Take the listing from its first line through the line that contains "plt.rcParams['font.family'] = ['Noto" and please retype those lines exactly, leaving out the pictures.

########################################

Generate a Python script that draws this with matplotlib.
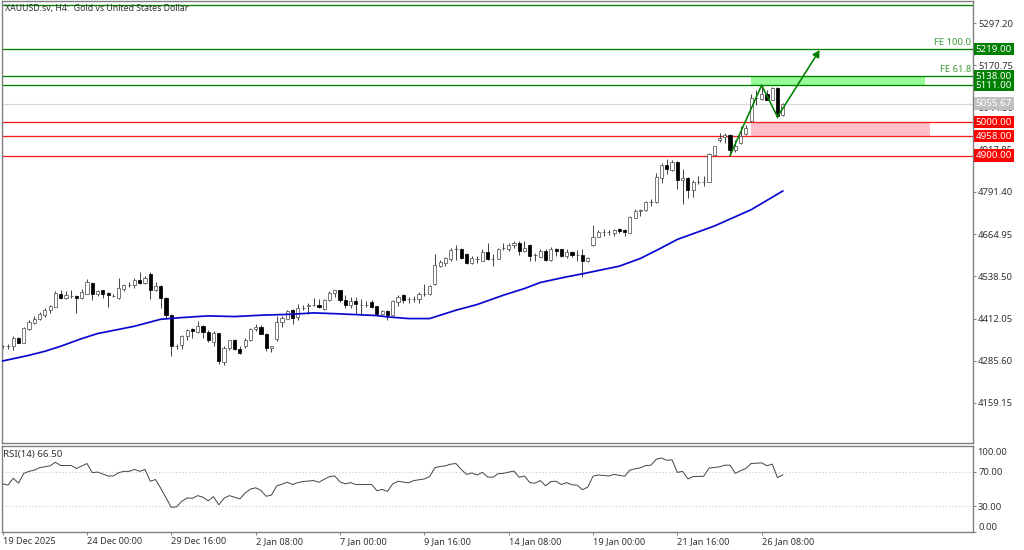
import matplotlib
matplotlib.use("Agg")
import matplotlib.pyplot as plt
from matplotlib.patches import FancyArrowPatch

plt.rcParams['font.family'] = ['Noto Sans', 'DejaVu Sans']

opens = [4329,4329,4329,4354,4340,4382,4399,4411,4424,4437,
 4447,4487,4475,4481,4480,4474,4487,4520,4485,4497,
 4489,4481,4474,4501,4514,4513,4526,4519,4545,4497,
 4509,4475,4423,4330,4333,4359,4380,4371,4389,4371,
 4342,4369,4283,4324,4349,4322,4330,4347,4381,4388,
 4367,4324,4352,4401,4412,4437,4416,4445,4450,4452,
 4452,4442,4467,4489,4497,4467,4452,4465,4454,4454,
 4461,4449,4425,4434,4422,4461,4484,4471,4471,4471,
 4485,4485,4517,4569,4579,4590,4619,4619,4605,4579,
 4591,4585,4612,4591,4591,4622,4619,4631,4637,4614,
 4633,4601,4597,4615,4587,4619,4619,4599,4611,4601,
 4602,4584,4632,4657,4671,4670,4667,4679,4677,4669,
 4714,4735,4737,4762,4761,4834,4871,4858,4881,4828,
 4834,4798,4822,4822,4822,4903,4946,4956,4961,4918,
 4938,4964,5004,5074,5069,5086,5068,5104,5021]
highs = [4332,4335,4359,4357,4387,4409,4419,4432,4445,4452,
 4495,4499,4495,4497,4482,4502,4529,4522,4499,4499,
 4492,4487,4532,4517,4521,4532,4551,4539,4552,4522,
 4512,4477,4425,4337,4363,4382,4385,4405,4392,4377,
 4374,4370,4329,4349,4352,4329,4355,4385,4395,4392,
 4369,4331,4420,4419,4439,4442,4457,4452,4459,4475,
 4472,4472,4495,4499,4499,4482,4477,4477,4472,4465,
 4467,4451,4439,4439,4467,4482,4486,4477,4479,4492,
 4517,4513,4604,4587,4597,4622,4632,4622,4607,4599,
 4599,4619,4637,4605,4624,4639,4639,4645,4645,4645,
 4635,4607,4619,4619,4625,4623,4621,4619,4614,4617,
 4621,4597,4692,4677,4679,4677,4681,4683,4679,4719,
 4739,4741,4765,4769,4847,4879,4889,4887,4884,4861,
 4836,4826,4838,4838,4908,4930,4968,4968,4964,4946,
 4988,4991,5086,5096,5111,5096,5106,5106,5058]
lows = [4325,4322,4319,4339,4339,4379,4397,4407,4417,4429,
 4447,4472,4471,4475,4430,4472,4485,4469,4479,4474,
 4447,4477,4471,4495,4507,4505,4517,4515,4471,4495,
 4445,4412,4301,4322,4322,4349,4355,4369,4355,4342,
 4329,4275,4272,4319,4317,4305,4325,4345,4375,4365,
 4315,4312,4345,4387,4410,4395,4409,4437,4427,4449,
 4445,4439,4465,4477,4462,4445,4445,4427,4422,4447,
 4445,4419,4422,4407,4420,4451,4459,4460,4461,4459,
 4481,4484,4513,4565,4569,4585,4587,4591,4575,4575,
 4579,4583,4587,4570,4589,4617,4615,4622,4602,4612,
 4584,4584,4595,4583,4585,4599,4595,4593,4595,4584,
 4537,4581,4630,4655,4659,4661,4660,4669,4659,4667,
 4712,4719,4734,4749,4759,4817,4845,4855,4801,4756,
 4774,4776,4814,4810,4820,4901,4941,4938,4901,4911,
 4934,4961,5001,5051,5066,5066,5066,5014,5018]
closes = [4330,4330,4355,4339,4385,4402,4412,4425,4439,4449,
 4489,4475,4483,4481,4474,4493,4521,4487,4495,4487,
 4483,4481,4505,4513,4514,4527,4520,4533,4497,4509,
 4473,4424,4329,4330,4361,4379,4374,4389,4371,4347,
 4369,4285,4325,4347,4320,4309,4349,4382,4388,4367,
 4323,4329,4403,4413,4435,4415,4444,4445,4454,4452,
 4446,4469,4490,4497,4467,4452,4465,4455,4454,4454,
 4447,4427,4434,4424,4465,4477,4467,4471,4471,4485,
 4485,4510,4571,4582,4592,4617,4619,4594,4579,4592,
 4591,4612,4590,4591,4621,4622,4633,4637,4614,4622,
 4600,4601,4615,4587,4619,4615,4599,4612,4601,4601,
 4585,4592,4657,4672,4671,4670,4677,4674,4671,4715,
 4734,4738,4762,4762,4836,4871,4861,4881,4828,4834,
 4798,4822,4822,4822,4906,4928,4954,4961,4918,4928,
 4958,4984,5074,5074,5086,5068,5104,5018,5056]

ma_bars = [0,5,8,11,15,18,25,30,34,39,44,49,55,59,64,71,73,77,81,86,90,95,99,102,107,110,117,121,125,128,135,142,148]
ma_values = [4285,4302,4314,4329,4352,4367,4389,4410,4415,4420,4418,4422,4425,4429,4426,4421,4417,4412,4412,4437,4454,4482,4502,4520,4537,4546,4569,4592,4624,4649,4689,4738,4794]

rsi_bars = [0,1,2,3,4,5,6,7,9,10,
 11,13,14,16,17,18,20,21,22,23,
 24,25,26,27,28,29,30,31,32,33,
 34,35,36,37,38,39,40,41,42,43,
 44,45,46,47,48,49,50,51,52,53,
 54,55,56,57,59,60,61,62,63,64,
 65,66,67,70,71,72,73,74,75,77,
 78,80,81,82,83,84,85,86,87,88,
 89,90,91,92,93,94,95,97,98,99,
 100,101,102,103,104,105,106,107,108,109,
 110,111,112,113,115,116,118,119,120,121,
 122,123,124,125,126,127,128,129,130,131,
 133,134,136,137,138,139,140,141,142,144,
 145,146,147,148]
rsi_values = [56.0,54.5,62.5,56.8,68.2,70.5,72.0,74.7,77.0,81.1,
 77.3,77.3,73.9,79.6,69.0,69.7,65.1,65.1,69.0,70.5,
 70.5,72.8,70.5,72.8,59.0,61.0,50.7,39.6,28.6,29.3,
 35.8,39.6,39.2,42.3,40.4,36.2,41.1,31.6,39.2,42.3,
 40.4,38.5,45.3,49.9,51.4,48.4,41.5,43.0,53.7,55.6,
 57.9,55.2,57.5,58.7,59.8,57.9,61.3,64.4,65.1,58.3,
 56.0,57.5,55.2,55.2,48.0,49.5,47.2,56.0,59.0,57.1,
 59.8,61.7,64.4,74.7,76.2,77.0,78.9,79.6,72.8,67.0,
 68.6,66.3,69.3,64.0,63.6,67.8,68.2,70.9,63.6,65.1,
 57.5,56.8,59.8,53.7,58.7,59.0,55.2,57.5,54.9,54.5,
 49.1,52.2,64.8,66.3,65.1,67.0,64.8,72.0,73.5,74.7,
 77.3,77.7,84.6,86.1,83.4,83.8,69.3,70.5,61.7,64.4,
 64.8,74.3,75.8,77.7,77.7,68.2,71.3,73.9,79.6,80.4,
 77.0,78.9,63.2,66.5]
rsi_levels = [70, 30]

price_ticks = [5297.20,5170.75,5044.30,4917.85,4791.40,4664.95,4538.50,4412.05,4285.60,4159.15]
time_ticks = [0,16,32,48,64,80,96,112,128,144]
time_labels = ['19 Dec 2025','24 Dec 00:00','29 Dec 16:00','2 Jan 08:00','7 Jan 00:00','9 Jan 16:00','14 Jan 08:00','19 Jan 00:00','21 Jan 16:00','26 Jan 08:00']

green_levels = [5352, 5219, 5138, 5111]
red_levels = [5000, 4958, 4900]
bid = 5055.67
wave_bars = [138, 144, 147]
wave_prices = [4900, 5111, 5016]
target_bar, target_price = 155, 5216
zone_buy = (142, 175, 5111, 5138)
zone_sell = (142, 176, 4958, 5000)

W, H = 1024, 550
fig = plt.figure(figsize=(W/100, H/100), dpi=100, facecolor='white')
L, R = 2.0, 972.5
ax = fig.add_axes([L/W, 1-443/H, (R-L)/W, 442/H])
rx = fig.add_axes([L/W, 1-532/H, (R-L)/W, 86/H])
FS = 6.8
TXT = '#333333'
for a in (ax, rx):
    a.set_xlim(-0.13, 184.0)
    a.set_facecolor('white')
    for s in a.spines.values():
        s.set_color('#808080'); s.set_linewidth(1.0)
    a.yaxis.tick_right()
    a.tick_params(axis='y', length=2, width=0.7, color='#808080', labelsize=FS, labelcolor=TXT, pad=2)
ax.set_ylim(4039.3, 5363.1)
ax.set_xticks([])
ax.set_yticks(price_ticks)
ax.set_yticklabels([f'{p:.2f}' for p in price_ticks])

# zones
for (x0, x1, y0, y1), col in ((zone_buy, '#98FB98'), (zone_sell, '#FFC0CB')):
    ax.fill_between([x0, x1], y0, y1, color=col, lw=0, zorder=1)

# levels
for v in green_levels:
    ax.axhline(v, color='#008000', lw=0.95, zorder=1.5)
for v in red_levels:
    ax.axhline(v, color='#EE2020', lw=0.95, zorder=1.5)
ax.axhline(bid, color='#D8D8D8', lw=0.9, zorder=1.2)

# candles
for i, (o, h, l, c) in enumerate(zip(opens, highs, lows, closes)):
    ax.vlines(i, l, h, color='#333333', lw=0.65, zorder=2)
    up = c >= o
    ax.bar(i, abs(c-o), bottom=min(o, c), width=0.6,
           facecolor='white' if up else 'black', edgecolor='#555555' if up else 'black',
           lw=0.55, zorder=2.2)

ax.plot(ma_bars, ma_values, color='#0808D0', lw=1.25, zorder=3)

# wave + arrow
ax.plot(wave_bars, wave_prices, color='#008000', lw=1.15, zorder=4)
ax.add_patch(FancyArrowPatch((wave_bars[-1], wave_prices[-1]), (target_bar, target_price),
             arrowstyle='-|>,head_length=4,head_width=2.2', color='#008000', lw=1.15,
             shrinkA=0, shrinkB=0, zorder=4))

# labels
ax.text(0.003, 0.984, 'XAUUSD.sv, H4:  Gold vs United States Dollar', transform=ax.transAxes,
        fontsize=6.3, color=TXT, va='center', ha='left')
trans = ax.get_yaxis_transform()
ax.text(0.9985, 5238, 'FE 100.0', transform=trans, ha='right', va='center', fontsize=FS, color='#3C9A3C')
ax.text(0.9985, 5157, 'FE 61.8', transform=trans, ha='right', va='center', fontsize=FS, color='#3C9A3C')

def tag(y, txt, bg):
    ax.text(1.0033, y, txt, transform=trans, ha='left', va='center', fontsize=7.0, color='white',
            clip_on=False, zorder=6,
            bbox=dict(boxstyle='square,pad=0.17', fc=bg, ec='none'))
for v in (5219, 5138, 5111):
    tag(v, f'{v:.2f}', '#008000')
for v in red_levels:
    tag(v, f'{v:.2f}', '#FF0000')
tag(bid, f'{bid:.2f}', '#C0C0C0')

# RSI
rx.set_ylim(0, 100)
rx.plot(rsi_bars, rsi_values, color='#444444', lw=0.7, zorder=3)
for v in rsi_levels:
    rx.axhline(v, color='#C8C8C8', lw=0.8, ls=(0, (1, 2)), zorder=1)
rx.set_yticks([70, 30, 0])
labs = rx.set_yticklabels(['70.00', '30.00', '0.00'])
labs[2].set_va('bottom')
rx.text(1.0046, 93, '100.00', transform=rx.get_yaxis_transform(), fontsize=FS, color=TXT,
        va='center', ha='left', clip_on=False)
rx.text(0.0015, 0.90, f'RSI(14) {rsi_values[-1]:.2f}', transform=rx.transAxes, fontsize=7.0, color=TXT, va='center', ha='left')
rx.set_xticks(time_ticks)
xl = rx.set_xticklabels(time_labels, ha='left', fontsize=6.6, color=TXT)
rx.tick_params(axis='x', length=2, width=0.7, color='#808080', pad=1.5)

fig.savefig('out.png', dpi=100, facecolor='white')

########################################

Output –
Generate a Python script that draws this with matplotlib.
import matplotlib
matplotlib.use("Agg")
import matplotlib.pyplot as plt
from matplotlib.patches import FancyArrowPatch

plt.rcParams['font.family'] = ['Noto Sans', 'DejaVu Sans']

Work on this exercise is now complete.